Copy the data precisely, character for character, and leave out every picture.

┄┄┄┄┄┄

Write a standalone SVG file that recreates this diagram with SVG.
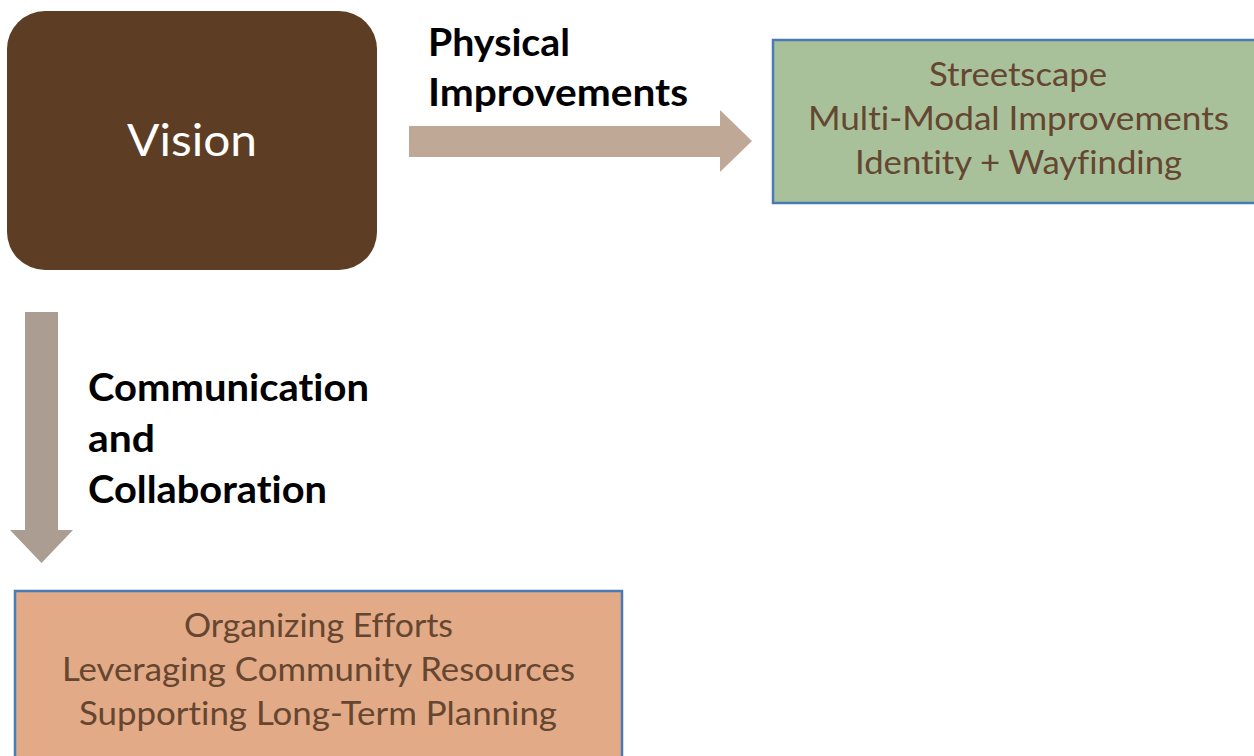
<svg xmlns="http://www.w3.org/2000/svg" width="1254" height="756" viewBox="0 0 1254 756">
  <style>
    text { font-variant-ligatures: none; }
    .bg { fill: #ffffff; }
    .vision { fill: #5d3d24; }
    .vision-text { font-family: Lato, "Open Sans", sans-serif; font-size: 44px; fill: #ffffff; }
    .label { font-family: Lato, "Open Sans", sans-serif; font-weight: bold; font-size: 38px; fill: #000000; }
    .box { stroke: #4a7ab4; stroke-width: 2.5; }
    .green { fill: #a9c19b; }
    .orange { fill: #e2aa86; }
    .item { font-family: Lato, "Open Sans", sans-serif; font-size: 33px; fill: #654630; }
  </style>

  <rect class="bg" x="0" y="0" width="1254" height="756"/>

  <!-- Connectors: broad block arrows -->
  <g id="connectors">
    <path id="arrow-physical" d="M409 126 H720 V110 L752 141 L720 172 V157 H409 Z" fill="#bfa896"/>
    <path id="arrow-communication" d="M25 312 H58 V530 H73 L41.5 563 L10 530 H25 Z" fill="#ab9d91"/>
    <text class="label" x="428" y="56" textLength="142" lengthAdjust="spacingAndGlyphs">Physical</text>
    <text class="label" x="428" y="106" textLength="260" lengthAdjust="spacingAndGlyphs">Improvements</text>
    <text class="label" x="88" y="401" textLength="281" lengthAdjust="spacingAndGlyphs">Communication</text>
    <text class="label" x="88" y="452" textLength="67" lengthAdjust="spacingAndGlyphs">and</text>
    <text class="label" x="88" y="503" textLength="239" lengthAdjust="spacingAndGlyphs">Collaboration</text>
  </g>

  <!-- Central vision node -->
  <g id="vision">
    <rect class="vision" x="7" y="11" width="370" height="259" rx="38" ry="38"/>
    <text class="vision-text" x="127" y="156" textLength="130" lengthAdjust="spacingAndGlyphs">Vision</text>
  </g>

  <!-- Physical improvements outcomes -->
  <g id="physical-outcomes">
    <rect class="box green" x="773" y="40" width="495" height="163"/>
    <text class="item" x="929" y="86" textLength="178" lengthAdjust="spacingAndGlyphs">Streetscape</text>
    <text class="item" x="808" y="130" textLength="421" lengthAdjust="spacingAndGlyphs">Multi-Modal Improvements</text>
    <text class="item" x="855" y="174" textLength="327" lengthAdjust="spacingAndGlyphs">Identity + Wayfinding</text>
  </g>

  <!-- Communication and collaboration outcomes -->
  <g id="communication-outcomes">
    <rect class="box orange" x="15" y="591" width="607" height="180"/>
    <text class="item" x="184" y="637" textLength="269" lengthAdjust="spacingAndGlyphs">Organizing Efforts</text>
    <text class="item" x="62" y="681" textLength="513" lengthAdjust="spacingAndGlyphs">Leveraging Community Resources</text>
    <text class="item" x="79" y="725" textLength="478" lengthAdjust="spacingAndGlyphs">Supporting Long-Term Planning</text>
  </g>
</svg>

┄┄┄┄┄┄

_OUTPUT FOR THIS EXERCISE_
Write a standalone SVG file that recreates this diagram with SVG.
<svg xmlns="http://www.w3.org/2000/svg" width="1254" height="756" viewBox="0 0 1254 756">
  <style>
    text { font-variant-ligatures: none; }
    .bg { fill: #ffffff; }
    .vision { fill: #5d3d24; }
    .vision-text { font-family: Lato, "Open Sans", sans-serif; font-size: 44px; fill: #ffffff; }
    .label { font-family: Lato, "Open Sans", sans-serif; font-weight: bold; font-size: 38px; fill: #000000; }
    .box { stroke: #4a7ab4; stroke-width: 2.5; }
    .green { fill: #a9c19b; }
    .orange { fill: #e2aa86; }
    .item { font-family: Lato, "Open Sans", sans-serif; font-size: 33px; fill: #654630; }
  </style>

  <rect class="bg" x="0" y="0" width="1254" height="756"/>

  <!-- Connectors: broad block arrows -->
  <g id="connectors">
    <path id="arrow-physical" d="M409 126 H720 V110 L752 141 L720 172 V157 H409 Z" fill="#bfa896"/>
    <path id="arrow-communication" d="M25 312 H58 V530 H73 L41.5 563 L10 530 H25 Z" fill="#ab9d91"/>
    <text class="label" x="428" y="56" textLength="142" lengthAdjust="spacingAndGlyphs">Physical</text>
    <text class="label" x="428" y="106" textLength="260" lengthAdjust="spacingAndGlyphs">Improvements</text>
    <text class="label" x="88" y="401" textLength="281" lengthAdjust="spacingAndGlyphs">Communication</text>
    <text class="label" x="88" y="452" textLength="67" lengthAdjust="spacingAndGlyphs">and</text>
    <text class="label" x="88" y="503" textLength="239" lengthAdjust="spacingAndGlyphs">Collaboration</text>
  </g>

  <!-- Central vision node -->
  <g id="vision">
    <rect class="vision" x="7" y="11" width="370" height="259" rx="38" ry="38"/>
    <text class="vision-text" x="127" y="156" textLength="130" lengthAdjust="spacingAndGlyphs">Vision</text>
  </g>

  <!-- Physical improvements outcomes -->
  <g id="physical-outcomes">
    <rect class="box green" x="773" y="40" width="495" height="163"/>
    <text class="item" x="929" y="86" textLength="178" lengthAdjust="spacingAndGlyphs">Streetscape</text>
    <text class="item" x="808" y="130" textLength="421" lengthAdjust="spacingAndGlyphs">Multi-Modal Improvements</text>
    <text class="item" x="855" y="174" textLength="327" lengthAdjust="spacingAndGlyphs">Identity + Wayfinding</text>
  </g>

  <!-- Communication and collaboration outcomes -->
  <g id="communication-outcomes">
    <rect class="box orange" x="15" y="591" width="607" height="180"/>
    <text class="item" x="184" y="637" textLength="269" lengthAdjust="spacingAndGlyphs">Organizing Efforts</text>
    <text class="item" x="62" y="681" textLength="513" lengthAdjust="spacingAndGlyphs">Leveraging Community Resources</text>
    <text class="item" x="79" y="725" textLength="478" lengthAdjust="spacingAndGlyphs">Supporting Long-Term Planning</text>
  </g>
</svg>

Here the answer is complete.